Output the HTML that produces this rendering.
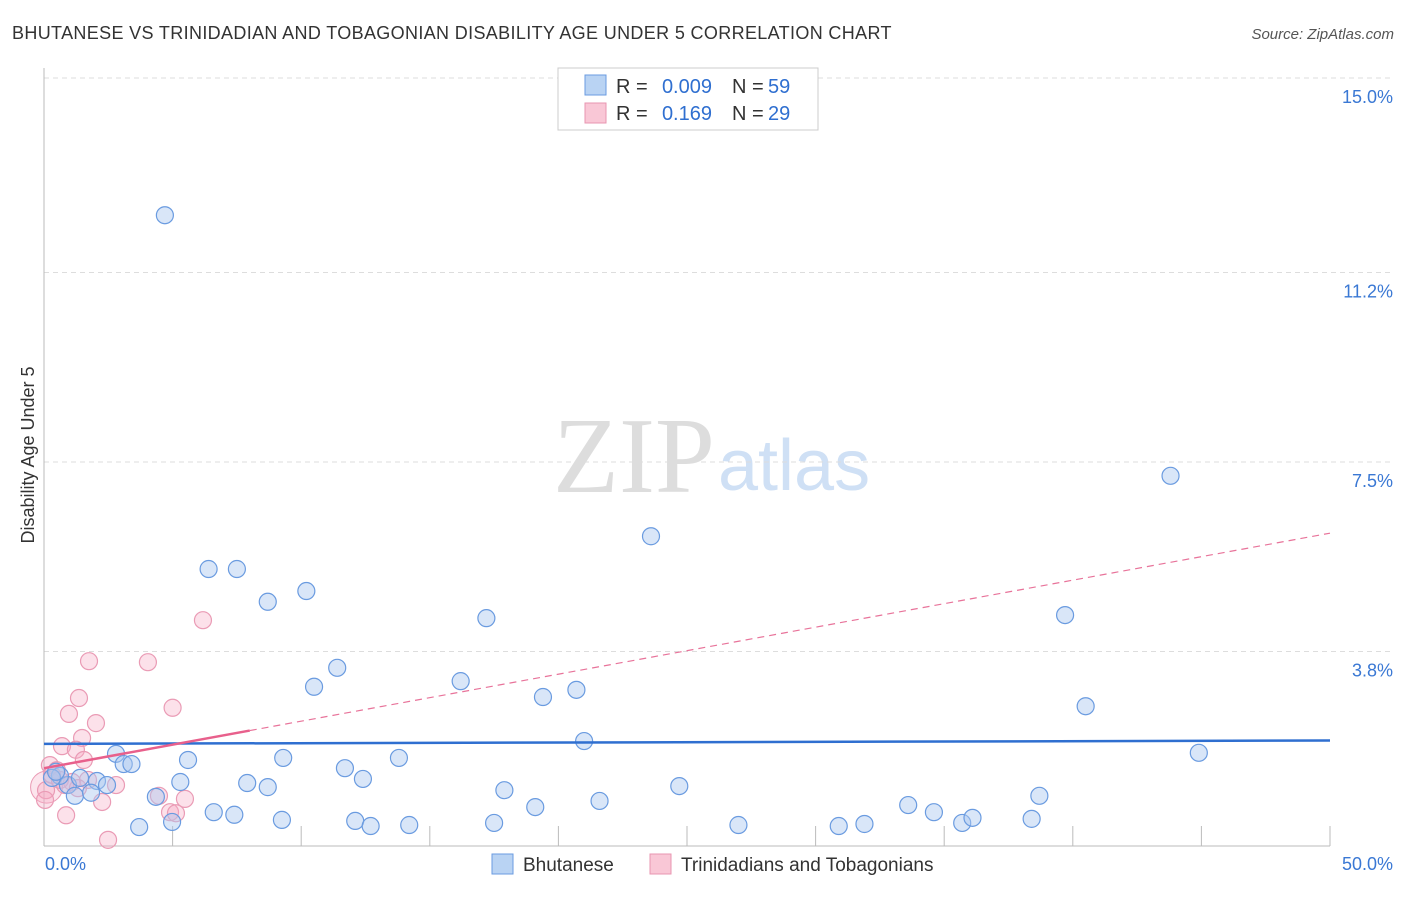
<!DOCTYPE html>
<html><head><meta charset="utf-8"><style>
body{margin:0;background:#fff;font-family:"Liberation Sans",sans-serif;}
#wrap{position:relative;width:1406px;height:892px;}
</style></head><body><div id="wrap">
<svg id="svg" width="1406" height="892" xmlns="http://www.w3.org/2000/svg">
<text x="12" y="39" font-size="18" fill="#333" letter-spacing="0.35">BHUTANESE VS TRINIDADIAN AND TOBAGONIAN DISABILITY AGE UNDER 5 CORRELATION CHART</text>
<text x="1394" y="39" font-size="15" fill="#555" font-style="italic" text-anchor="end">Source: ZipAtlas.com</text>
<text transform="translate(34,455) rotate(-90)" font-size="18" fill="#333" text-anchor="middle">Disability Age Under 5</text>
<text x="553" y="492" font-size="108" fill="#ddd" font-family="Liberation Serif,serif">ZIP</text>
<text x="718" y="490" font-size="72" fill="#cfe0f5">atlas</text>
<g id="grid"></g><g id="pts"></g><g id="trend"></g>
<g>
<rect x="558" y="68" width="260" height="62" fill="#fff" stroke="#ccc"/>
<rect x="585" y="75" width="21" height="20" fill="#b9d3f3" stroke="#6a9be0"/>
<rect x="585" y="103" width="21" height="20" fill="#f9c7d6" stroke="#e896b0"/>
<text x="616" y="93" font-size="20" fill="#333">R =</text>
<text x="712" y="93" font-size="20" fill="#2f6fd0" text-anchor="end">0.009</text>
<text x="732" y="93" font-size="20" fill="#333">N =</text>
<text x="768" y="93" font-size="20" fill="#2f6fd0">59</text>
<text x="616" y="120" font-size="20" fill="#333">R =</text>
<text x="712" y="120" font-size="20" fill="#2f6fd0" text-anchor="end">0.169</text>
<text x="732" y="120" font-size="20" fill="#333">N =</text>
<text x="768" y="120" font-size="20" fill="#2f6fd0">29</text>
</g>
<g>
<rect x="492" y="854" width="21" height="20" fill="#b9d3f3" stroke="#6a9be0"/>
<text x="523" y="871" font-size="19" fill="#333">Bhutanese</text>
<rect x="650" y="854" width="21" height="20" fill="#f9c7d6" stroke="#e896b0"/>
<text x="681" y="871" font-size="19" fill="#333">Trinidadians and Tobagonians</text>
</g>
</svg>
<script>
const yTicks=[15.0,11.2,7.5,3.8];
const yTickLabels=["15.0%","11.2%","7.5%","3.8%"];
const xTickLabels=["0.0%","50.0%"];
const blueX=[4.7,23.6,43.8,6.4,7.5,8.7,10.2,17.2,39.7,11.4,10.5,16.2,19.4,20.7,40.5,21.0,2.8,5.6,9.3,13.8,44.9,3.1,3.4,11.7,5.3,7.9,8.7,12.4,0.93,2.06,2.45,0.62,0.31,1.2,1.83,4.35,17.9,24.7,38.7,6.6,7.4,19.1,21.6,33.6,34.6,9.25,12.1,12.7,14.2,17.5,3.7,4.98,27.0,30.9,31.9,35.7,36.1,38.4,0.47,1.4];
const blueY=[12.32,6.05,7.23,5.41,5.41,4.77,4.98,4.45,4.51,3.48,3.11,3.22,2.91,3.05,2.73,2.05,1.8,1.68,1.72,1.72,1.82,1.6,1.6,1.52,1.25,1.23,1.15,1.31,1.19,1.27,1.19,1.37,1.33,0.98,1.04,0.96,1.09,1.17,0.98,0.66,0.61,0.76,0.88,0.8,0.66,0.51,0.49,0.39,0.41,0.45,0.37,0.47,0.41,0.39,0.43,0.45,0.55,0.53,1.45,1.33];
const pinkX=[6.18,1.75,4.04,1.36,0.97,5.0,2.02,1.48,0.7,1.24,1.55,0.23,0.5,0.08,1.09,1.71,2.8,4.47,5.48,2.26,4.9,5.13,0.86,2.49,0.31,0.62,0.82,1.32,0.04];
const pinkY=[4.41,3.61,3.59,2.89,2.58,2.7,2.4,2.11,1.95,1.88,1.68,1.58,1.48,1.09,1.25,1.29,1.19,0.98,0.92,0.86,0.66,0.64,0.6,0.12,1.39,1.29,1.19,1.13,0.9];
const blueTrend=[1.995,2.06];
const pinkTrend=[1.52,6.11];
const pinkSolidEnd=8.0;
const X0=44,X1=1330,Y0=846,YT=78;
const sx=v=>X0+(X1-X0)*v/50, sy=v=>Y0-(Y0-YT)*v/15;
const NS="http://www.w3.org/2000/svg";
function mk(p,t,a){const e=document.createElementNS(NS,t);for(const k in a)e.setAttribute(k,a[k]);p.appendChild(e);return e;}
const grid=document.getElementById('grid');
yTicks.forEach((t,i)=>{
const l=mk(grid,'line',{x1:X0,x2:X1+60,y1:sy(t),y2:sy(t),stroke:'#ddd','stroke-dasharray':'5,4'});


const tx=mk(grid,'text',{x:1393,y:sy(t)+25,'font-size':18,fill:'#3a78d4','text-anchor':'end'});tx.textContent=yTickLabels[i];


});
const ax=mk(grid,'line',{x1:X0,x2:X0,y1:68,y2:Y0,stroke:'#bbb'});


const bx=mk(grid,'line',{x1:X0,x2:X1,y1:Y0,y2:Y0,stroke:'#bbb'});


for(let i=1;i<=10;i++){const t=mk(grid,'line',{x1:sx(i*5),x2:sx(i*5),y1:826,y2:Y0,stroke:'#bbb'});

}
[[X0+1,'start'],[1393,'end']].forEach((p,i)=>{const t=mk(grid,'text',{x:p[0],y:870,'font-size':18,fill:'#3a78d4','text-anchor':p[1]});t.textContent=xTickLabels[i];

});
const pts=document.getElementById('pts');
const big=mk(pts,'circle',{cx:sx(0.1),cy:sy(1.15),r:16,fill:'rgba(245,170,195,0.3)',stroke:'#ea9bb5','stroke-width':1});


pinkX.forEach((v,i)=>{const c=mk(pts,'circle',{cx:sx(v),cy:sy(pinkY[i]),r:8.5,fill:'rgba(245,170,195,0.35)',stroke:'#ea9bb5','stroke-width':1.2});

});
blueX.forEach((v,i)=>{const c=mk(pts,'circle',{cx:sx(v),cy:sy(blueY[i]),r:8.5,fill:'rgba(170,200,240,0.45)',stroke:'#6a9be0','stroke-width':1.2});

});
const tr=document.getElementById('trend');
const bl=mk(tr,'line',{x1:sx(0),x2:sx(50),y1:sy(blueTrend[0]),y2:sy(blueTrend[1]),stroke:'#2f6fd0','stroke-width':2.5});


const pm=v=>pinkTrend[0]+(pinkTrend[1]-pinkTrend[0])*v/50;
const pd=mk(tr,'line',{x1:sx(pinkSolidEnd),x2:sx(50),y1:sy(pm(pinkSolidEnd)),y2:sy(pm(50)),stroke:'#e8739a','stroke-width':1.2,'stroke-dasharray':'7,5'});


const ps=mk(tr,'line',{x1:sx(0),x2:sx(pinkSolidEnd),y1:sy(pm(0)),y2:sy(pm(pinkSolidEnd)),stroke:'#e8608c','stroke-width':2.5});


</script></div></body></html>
+++++
# [Given exercise]
Repeat the lines above exactly, and keep every picture out.

# [Reply]
Output the HTML that produces this rendering.
<!DOCTYPE html>
<html><head><meta charset="utf-8"><style>
body{margin:0;background:#fff;font-family:"Liberation Sans",sans-serif;}
#wrap{position:relative;width:1406px;height:892px;}
</style></head><body><div id="wrap">
<svg id="svg" width="1406" height="892" xmlns="http://www.w3.org/2000/svg">
<text x="12" y="39" font-size="18" fill="#333" letter-spacing="0.35">BHUTANESE VS TRINIDADIAN AND TOBAGONIAN DISABILITY AGE UNDER 5 CORRELATION CHART</text>
<text x="1394" y="39" font-size="15" fill="#555" font-style="italic" text-anchor="end">Source: ZipAtlas.com</text>
<text transform="translate(34,455) rotate(-90)" font-size="18" fill="#333" text-anchor="middle">Disability Age Under 5</text>
<text x="553" y="492" font-size="108" fill="#ddd" font-family="Liberation Serif,serif">ZIP</text>
<text x="718" y="490" font-size="72" fill="#cfe0f5">atlas</text>
<g id="grid"></g><g id="pts"></g><g id="trend"></g>
<g>
<rect x="558" y="68" width="260" height="62" fill="#fff" stroke="#ccc"/>
<rect x="585" y="75" width="21" height="20" fill="#b9d3f3" stroke="#6a9be0"/>
<rect x="585" y="103" width="21" height="20" fill="#f9c7d6" stroke="#e896b0"/>
<text x="616" y="93" font-size="20" fill="#333">R =</text>
<text x="712" y="93" font-size="20" fill="#2f6fd0" text-anchor="end">0.009</text>
<text x="732" y="93" font-size="20" fill="#333">N =</text>
<text x="768" y="93" font-size="20" fill="#2f6fd0">59</text>
<text x="616" y="120" font-size="20" fill="#333">R =</text>
<text x="712" y="120" font-size="20" fill="#2f6fd0" text-anchor="end">0.169</text>
<text x="732" y="120" font-size="20" fill="#333">N =</text>
<text x="768" y="120" font-size="20" fill="#2f6fd0">29</text>
</g>
<g>
<rect x="492" y="854" width="21" height="20" fill="#b9d3f3" stroke="#6a9be0"/>
<text x="523" y="871" font-size="19" fill="#333">Bhutanese</text>
<rect x="650" y="854" width="21" height="20" fill="#f9c7d6" stroke="#e896b0"/>
<text x="681" y="871" font-size="19" fill="#333">Trinidadians and Tobagonians</text>
</g>
</svg>
<script>
const yTicks=[15.0,11.2,7.5,3.8];
const yTickLabels=["15.0%","11.2%","7.5%","3.8%"];
const xTickLabels=["0.0%","50.0%"];
const blueX=[4.7,23.6,43.8,6.4,7.5,8.7,10.2,17.2,39.7,11.4,10.5,16.2,19.4,20.7,40.5,21.0,2.8,5.6,9.3,13.8,44.9,3.1,3.4,11.7,5.3,7.9,8.7,12.4,0.93,2.06,2.45,0.62,0.31,1.2,1.83,4.35,17.9,24.7,38.7,6.6,7.4,19.1,21.6,33.6,34.6,9.25,12.1,12.7,14.2,17.5,3.7,4.98,27.0,30.9,31.9,35.7,36.1,38.4,0.47,1.4];
const blueY=[12.32,6.05,7.23,5.41,5.41,4.77,4.98,4.45,4.51,3.48,3.11,3.22,2.91,3.05,2.73,2.05,1.8,1.68,1.72,1.72,1.82,1.6,1.6,1.52,1.25,1.23,1.15,1.31,1.19,1.27,1.19,1.37,1.33,0.98,1.04,0.96,1.09,1.17,0.98,0.66,0.61,0.76,0.88,0.8,0.66,0.51,0.49,0.39,0.41,0.45,0.37,0.47,0.41,0.39,0.43,0.45,0.55,0.53,1.45,1.33];
const pinkX=[6.18,1.75,4.04,1.36,0.97,5.0,2.02,1.48,0.7,1.24,1.55,0.23,0.5,0.08,1.09,1.71,2.8,4.47,5.48,2.26,4.9,5.13,0.86,2.49,0.31,0.62,0.82,1.32,0.04];
const pinkY=[4.41,3.61,3.59,2.89,2.58,2.7,2.4,2.11,1.95,1.88,1.68,1.58,1.48,1.09,1.25,1.29,1.19,0.98,0.92,0.86,0.66,0.64,0.6,0.12,1.39,1.29,1.19,1.13,0.9];
const blueTrend=[1.995,2.06];
const pinkTrend=[1.52,6.11];
const pinkSolidEnd=8.0;
const X0=44,X1=1330,Y0=846,YT=78;
const sx=v=>X0+(X1-X0)*v/50, sy=v=>Y0-(Y0-YT)*v/15;
const NS="http://www.w3.org/2000/svg";
function mk(p,t,a){const e=document.createElementNS(NS,t);for(const k in a)e.setAttribute(k,a[k]);p.appendChild(e);return e;}
const grid=document.getElementById('grid');
yTicks.forEach((t,i)=>{
const l=mk(grid,'line',{x1:X0,x2:X1+60,y1:sy(t),y2:sy(t),stroke:'#ddd','stroke-dasharray':'5,4'});


const tx=mk(grid,'text',{x:1393,y:sy(t)+25,'font-size':18,fill:'#3a78d4','text-anchor':'end'});tx.textContent=yTickLabels[i];


});
const ax=mk(grid,'line',{x1:X0,x2:X0,y1:68,y2:Y0,stroke:'#bbb'});


const bx=mk(grid,'line',{x1:X0,x2:X1,y1:Y0,y2:Y0,stroke:'#bbb'});


for(let i=1;i<=10;i++){const t=mk(grid,'line',{x1:sx(i*5),x2:sx(i*5),y1:826,y2:Y0,stroke:'#bbb'});

}
[[X0+1,'start'],[1393,'end']].forEach((p,i)=>{const t=mk(grid,'text',{x:p[0],y:870,'font-size':18,fill:'#3a78d4','text-anchor':p[1]});t.textContent=xTickLabels[i];

});
const pts=document.getElementById('pts');
const big=mk(pts,'circle',{cx:sx(0.1),cy:sy(1.15),r:16,fill:'rgba(245,170,195,0.3)',stroke:'#ea9bb5','stroke-width':1});


pinkX.forEach((v,i)=>{const c=mk(pts,'circle',{cx:sx(v),cy:sy(pinkY[i]),r:8.5,fill:'rgba(245,170,195,0.35)',stroke:'#ea9bb5','stroke-width':1.2});

});
blueX.forEach((v,i)=>{const c=mk(pts,'circle',{cx:sx(v),cy:sy(blueY[i]),r:8.5,fill:'rgba(170,200,240,0.45)',stroke:'#6a9be0','stroke-width':1.2});

});
const tr=document.getElementById('trend');
const bl=mk(tr,'line',{x1:sx(0),x2:sx(50),y1:sy(blueTrend[0]),y2:sy(blueTrend[1]),stroke:'#2f6fd0','stroke-width':2.5});


const pm=v=>pinkTrend[0]+(pinkTrend[1]-pinkTrend[0])*v/50;
const pd=mk(tr,'line',{x1:sx(pinkSolidEnd),x2:sx(50),y1:sy(pm(pinkSolidEnd)),y2:sy(pm(50)),stroke:'#e8739a','stroke-width':1.2,'stroke-dasharray':'7,5'});


const ps=mk(tr,'line',{x1:sx(0),x2:sx(pinkSolidEnd),y1:sy(pm(0)),y2:sy(pm(pinkSolidEnd)),stroke:'#e8608c','stroke-width':2.5});


</script></div></body></html>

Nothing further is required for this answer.